-- EXERCISE INPUTS start --

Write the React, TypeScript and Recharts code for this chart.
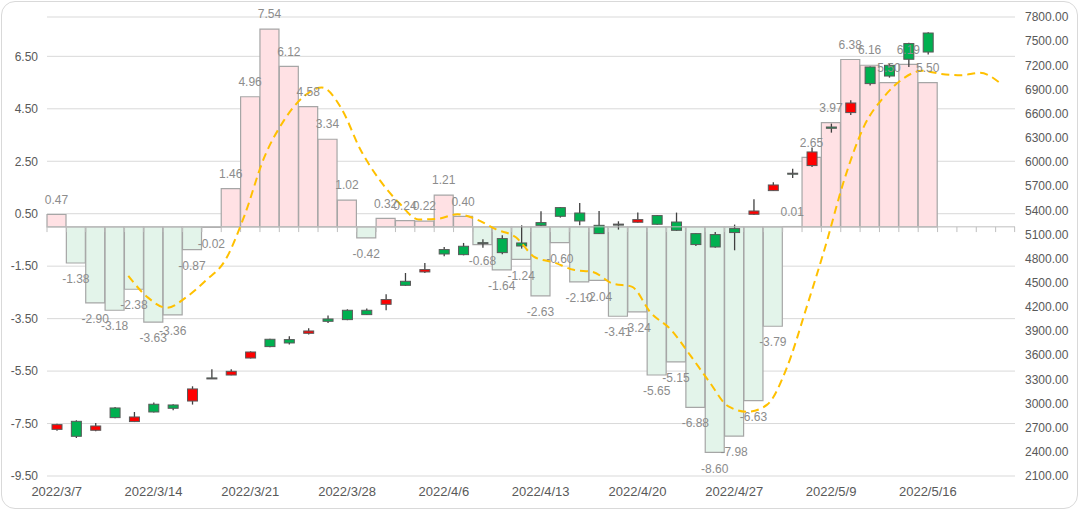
import { Bar, CartesianGrid, Cell, ComposedChart, LabelList, Line, ReferenceLine, XAxis, YAxis } from "recharts";

const dates = [
  "2022/3/7", "2022/3/8", "2022/3/9", "2022/3/10", "2022/3/11",
  "2022/3/14", "2022/3/15", "2022/3/16", "2022/3/17", "2022/3/18",
  "2022/3/21", "2022/3/22", "2022/3/23", "2022/3/24", "2022/3/25",
  "2022/3/28", "2022/3/29", "2022/3/30", "2022/3/31", "2022/4/1",
  "2022/4/6", "2022/4/7", "2022/4/8", "2022/4/11", "2022/4/12",
  "2022/4/13", "2022/4/14", "2022/4/15", "2022/4/18", "2022/4/19",
  "2022/4/20", "2022/4/21", "2022/4/22", "2022/4/25", "2022/4/26",
  "2022/4/27", "2022/4/28", "2022/4/29", "2022/5/5", "2022/5/6",
  "2022/5/9", "2022/5/10", "2022/5/11", "2022/5/12", "2022/5/13",
  "2022/5/16", "2022/5/17", "2022/5/18", "2022/5/19", "2022/5/20",
];

// daily change, left axis
const changes = [
  0.47, -1.38, -2.9, -3.18, -2.38, -3.63, -3.36, -0.87, -0.02, 1.46,
  4.96, 7.54, 6.12, 4.58, 3.34, 1.02, -0.42, 0.32, 0.24, 0.22,
  1.21, 0.4, -0.68, -1.64, -1.24, -2.63, -0.6, -2.1, -2.04, -3.41,
  -3.24, -5.65, -5.15, -6.88, -8.6, -7.98, -6.63, -3.79, 0.01, 2.65,
  3.97, 6.38, 6.16, 5.5, 6.19, 5.5,
];

// dashed trend line, left axis
const trend = [
  null, null, null, null, -1.87, -2.69, -3.09, -2.68, -2.05, -1.28,
  0.43, 2.61, 4.01, 4.93, 5.31, 4.52, 2.93, 1.77, 0.9, 0.28,
  0.31, 0.48, 0.28, -0.1, -0.39, -1.16, -1.36, -1.64, -1.72, -2.16,
  -2.28, -3.29, -3.9, -4.87, -5.9, -6.85, -7.05, -6.78, -5.4, -3.15,
  -0.76, 1.84, 3.83, 4.93, 5.64, 5.95, 5.83, 5.78, 5.87, 5.5,
];

// candles, right axis
const opens = [
  2679, 2779, 2668, 2945, 2776, 2991, 2982, 3031, 3318, 3354,
  3565, 3798, 3794, 3872, 4050, 4158, 4158, 4232, 4518, 4634,
  4912, 4953, 4998, 5048, 4994, 5247, 5433, 5366, 5213, 5228,
  5251, 5334, 5254, 5110, 5098, 5172, 5350, 5644, 5860, 5955,
  6434, 6613, 7179, 7200, 7470, 7601,
];
const closes = [
  2738, 2593, 2721, 2825, 2833, 2895, 2941, 3181, 3312, 3400,
  3640, 3707, 3752, 3901, 4021, 4042, 4104, 4291, 4468, 4663,
  4857, 4849, 4985, 4874, 4956, 5213, 5325, 5267, 5110, 5218,
  5284, 5226, 5151, 4974, 4944, 5123, 5391, 5714, 5850, 6124,
  6418, 6732, 6973, 7067, 7275, 7365,
];
const highs = [
  2750, 2792, 2758, 2957, 2895, 3012, 2990, 3214, 3425, 3425,
  3648, 3805, 3835, 3934, 4092, 4170, 4179, 4356, 4621, 4745,
  4944, 4994, 5040, 5089, 5213, 5387, 5440, 5490, 5391, 5263,
  5371, 5340, 5371, 5115, 5130, 5222, 5536, 5747, 5917, 6178,
  6476, 6766, 7185, 7221, 7480, 7610,
];
const lows = [
  2663, 2572, 2656, 2818, 2770, 2890, 2916, 2987, 3308, 3350,
  3560, 3700, 3732, 3856, 4000, 4035, 4100, 4158, 4460, 4621,
  4828, 4840, 4936, 4853, 4924, 5205, 5309, 5213, 5105, 5160,
  5245, 5220, 5143, 4956, 4936, 4903, 5340, 5640, 5801, 5937,
  6364, 6583, 6948, 7047, 7179, 7333,
];

const leftTicks = [-9.5, -7.5, -5.5, -3.5, -1.5, 0.5, 2.5, 4.5, 6.5];
const rightTicks = [
  2100, 2400, 2700, 3000, 3300, 3600, 3900, 4200, 4500, 4800,
  5100, 5400, 5700, 6000, 6300, 6600, 6900, 7200, 7500, 7800,
];

const AXIS_TICK = -0.2;
const FONT = "'Liberation Sans', Arial, sans-serif";

const rows = dates.map((date, i) => ({
  date,
  idx: i,
  change: changes[i] ?? null,
  trend: trend[i] ?? null,
  open: opens[i] ?? null,
  close: closes[i] ?? null,
  high: highs[i] ?? null,
  low: lows[i] ?? null,
}));

function Candle(props: any) {
  const { x, y, width, height, payload } = props;
  if (!payload || payload.high == null || !height) return null;
  const { open, close, high, low } = payload;
  const py = (v: number) => y + ((high - v) / (high - low)) * height;
  const cx = x + width / 2;
  const top = py(Math.max(open, close));
  const bot = py(Math.min(open, close));
  return (
    <g>
      <line x1={cx} x2={cx} y1={y} y2={y + height} stroke="#404040" strokeWidth={1.3} />
      <rect
        x={x}
        y={top}
        width={width}
        height={Math.max(bot - top, 1)}
        fill={close >= open ? "#FF0000" : "#00B050"}
        stroke="#595959"
        strokeWidth={1}
      />
    </g>
  );
}

function AxisMark(props: any) {
  const { x, y, width, height, index } = props;
  if (x == null || !height) return null;
  const y1 = Math.min(y, y + height);
  const y2 = Math.max(y, y + height);
  return (
    <g>
      <line x1={x} x2={x} y1={y1} y2={y2} stroke="#BFBFBF" />
      {index === dates.length - 1 && <line x1={x + width} x2={x + width} y1={y1} y2={y2} stroke="#BFBFBF" />}
    </g>
  );
}

function ValueLabel(props: any) {
  const vb = props.viewBox ?? props;
  const x = props.x ?? vb.x;
  const y = props.y ?? vb.y;
  const width = props.width ?? vb.width;
  const height = props.height ?? vb.height;
  const value = props.value;
  if (value == null || x == null) return null;
  const top = Math.min(y, y + height);
  const bottom = Math.max(y, y + height);
  const cy = value >= 0 ? top - 15 : bottom + 16;
  return (
    <text x={x + width / 2} y={cy} dy="0.35em" textAnchor="middle" fill="#8C8C8C" fontSize={12} fontFamily={FONT}>
      {Number(value).toFixed(2)}
    </text>
  );
}

export default function App() {
  return (
    <div style={{ position: "fixed", left: 0, top: 0, width: 1080, height: 512, background: "#fff", fontFamily: FONT }}>
      <ComposedChart
        width={1080}
        height={512}
        data={rows}
        margin={{ top: 17, right: 0, bottom: 0, left: 0 }}
        barCategoryGap={0}
        barGap={0}
      >
        <CartesianGrid xAxisId="main" yAxisId="left" vertical={false} stroke="#D9D9D9" />
        <XAxis
          xAxisId="main"
          dataKey="date"
          interval={4}
          height={36}
          axisLine={false}
          tickLine={false}
          tickMargin={5}
          tick={{ fill: "#595959", fontSize: 13, fontFamily: FONT }}
        />
        <XAxis xAxisId="tick" dataKey="date" orientation="top" height={0} hide />
        <XAxis xAxisId="candle" dataKey="date" orientation="top" height={0} hide />
        <XAxis xAxisId="line" type="number" dataKey="idx" domain={[-0.2, 49.8]} orientation="top" height={0} hide />
        <YAxis
          yAxisId="left"
          width={47}
          domain={[-9.5, 8]}
          ticks={leftTicks}
          axisLine={false}
          tickLine={false}
          tickMargin={3}
          tickFormatter={(v: number) => v.toFixed(2)}
          tick={{ fill: "#595959", fontSize: 12, fontFamily: FONT }}
        />
        <YAxis
          yAxisId="right"
          orientation="right"
          width={65}
          domain={[2100, 7800]}
          ticks={rightTicks}
          axisLine={false}
          tickLine={false}
          tickMargin={4}
          tickFormatter={(v: number) => v.toFixed(2)}
          tick={{ fill: "#595959", fontSize: 12, fontFamily: FONT }}
        />
        <ReferenceLine xAxisId="main" yAxisId="left" y={0} stroke="#BFBFBF" />
        <Bar xAxisId="main" yAxisId="left" dataKey="change" stroke="#A6A6A6" strokeWidth={1.2} isAnimationActive={false}>
          {rows.map((r, i) => (
            <Cell key={i} fill={(r.change ?? 0) >= 0 ? "#FFE1E4" : "#E3F4EA"} />
          ))}
          <LabelList dataKey="change" content={<ValueLabel />} />
        </Bar>
        <Bar xAxisId="tick" yAxisId="left" dataKey={() => AXIS_TICK} shape={<AxisMark />} isAnimationActive={false} />
        <Line
          xAxisId="line"
          yAxisId="left"
          dataKey="trend"
          type="monotone"
          stroke="#FFC000"
          strokeWidth={2}
          strokeDasharray="8 5"
          dot={false}
          activeDot={false}
          isAnimationActive={false}
        />
        <Bar
          xAxisId="candle"
          yAxisId="right"
          dataKey={(r: any) => (r.high == null ? null : [r.low, r.high])}
          barSize={10}
          shape={<Candle />}
          isAnimationActive={false}
        />
      </ComposedChart>
      <div
        style={{
          position: "absolute",
          left: 1,
          top: 1,
          width: 1077,
          height: 508,
          border: "1.5px solid #D9D9D9",
          borderRadius: 14,
          boxSizing: "border-box",
          pointerEvents: "none",
        }}
      />
    </div>
  );
}
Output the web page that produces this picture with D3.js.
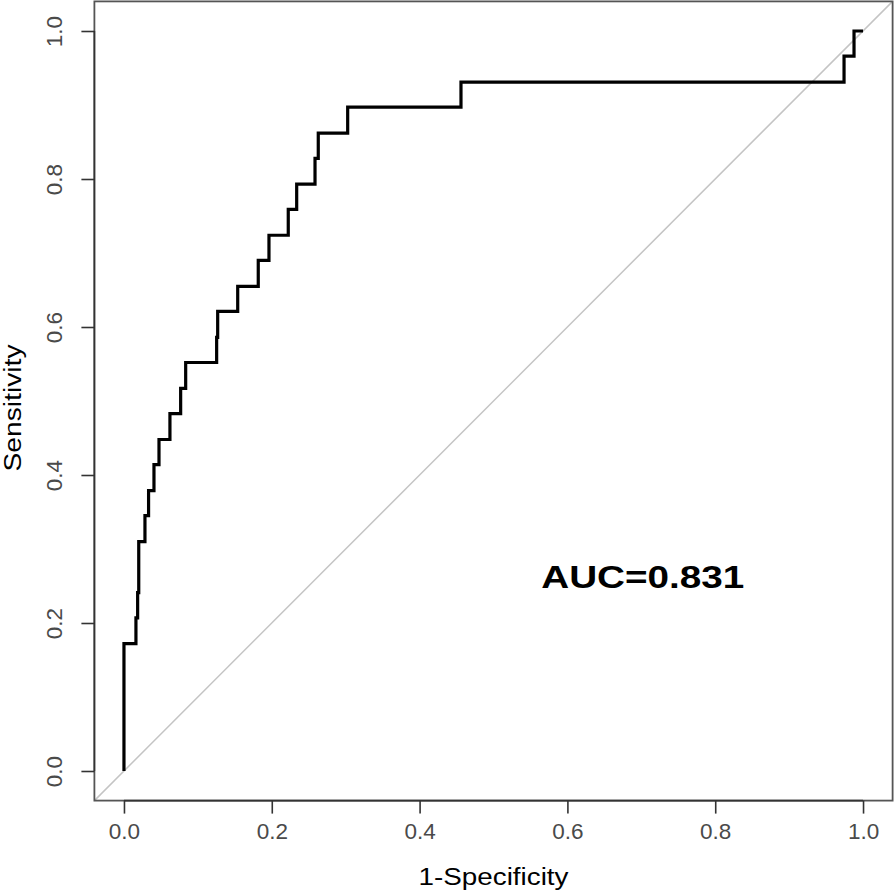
<!DOCTYPE html>
<html>
<head>
<meta charset="utf-8">
<script src="https://cdn.jsdelivr.net/npm/d3@7"></script>
<style>
  html, body { margin: 0; padding: 0; background: #fff; }
  svg { display: block; }
  text { font-family: "Liberation Sans", Arial, sans-serif; }
</style>
</head>
<body>
<svg id="chart" width="895" height="892"></svg>
<script>
// ---- data ----
const fprValues = [0, 0, 0.0162, 0.0185, 0.0200, 0.0284, 0.0333, 0.0406, 0.0474, 0.0622, 0.0767, 0.0835,
  0.1254, 0.1268, 0.1539, 0.1817, 0.1962, 0.2223, 0.2337, 0.2585, 0.2629, 0.3027, 0.456, 0.9743, 0.9878, 1.0];
const sensValues = [0, 0.172, 0.207, 0.241, 0.310, 0.345, 0.379, 0.414, 0.448, 0.483, 0.517, 0.552,
  0.586, 0.621, 0.655, 0.690, 0.724, 0.759, 0.793, 0.828, 0.862, 0.897, 0.931, 0.966, 1.0, 1.0];
const tickValues = [0, 0.2, 0.4, 0.6, 0.8, 1.0];
const tickLabels = ["0.0", "0.2", "0.4", "0.6", "0.8", "1.0"];
const xTitle = "1-Specificity";
const yTitle = "Sensitivity";
const aucLabel = "AUC=0.831";

// ---- layout ----
const svg = d3.select("#chart");
const box = { left: 94.4, right: 892.6, top: 1.4, bottom: 800.6 };
const x = d3.scaleLinear().domain([-0.04, 1.04]).range([box.left, box.right]);
const y = d3.scaleLinear().domain([-0.04, 1.04]).range([box.bottom, box.top]);

// diagonal reference
svg.append("line")
  .attr("x1", x(-0.04)).attr("y1", y(-0.04))
  .attr("x2", x(1.04)).attr("y2", y(1.04))
  .attr("stroke", "#c4c4c4").attr("stroke-width", 1.5);

// ROC step curve
const pts = fprValues.map((f, i) => [f, sensValues[i]]);
const line = d3.line().x(d => x(d[0])).y(d => y(d[1])).curve(d3.curveStepAfter);
svg.append("path")
  .attr("d", line(pts))
  .attr("fill", "none")
  .attr("stroke", "#000")
  .attr("stroke-width", 3.2)
  .attr("stroke-linejoin", "miter");

// plot box
svg.append("rect")
  .attr("x", box.left).attr("y", box.top)
  .attr("width", box.right - box.left).attr("height", box.bottom - box.top)
  .attr("fill", "none").attr("stroke", "#555").attr("stroke-width", 1.8);

// axes
const xAxis = d3.axisBottom(x).tickValues(tickValues)
  .tickFormat((d, i) => tickLabels[i]).tickSize(13).tickPadding(9);
const gx = svg.append("g").attr("transform", `translate(0,${box.bottom})`).call(xAxis);
gx.select(".domain").attr("stroke", "#333").attr("stroke-width", 1.6)
  .attr("d", `M${x(0)},0H${x(1)}`);
gx.selectAll(".tick line").attr("stroke", "#333").attr("stroke-width", 1.6);
gx.selectAll(".tick text").attr("font-size", 22.5).attr("fill", "#4a4a4a")
  .attr("font-family", "Liberation Sans, Arial, sans-serif");

const yAxis = d3.axisLeft(y).tickValues(tickValues)
  .tickFormat((d, i) => tickLabels[i]).tickSize(13).tickPadding(8);
const gy = svg.append("g").attr("transform", `translate(${box.left},0)`).call(yAxis);
gy.select(".domain").attr("stroke", "#333").attr("stroke-width", 1.6)
  .attr("d", `M0,${y(0)}V${y(1)}`);
gy.selectAll(".tick line").attr("stroke", "#333").attr("stroke-width", 1.6);
gy.selectAll(".tick text")
  .attr("font-size", 22.5).attr("fill", "#4a4a4a")
  .attr("font-family", "Liberation Sans, Arial, sans-serif")
  .attr("x", null).attr("dy", null)
  .attr("text-anchor", "middle")
  .attr("transform", "translate(-32,0) rotate(-90)");

// axis titles
svg.append("text")
  .attr("x", (box.left + box.right) / 2).attr("y", 885)
  .attr("text-anchor", "middle")
  .attr("font-size", 23.5).attr("fill", "#000")
  .attr("textLength", 150).attr("lengthAdjust", "spacingAndGlyphs")
  .text(xTitle);
svg.append("text")
  .attr("transform", `translate(20.5,${408}) rotate(-90)`)
  .attr("text-anchor", "middle")
  .attr("font-size", 23).attr("fill", "#000")
  .attr("textLength", 127).attr("lengthAdjust", "spacingAndGlyphs")
  .text(yTitle);

// AUC annotation
svg.append("text")
  .attr("x", x(0.702)).attr("y", 588)
  .attr("text-anchor", "middle")
  .attr("font-size", 31).attr("font-weight", "bold").attr("fill", "#000")
  .attr("textLength", 203).attr("lengthAdjust", "spacingAndGlyphs")
  .text(aucLabel);
</script>
</body>
</html>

-- EXERCISE INPUTS end --

**JOB:** Only the lines from the start of the entries above to the line containing "ReferenceLine, XAxis, YAxis" are to be given again, exactly and with both ends included; pictures are excluded.

**SOLUTION BELOW:**
Write the React, TypeScript and Recharts code for this chart.
import { Bar, CartesianGrid, Cell, ComposedChart, LabelList, Line, ReferenceLine, XAxis, YAxis } from "recharts";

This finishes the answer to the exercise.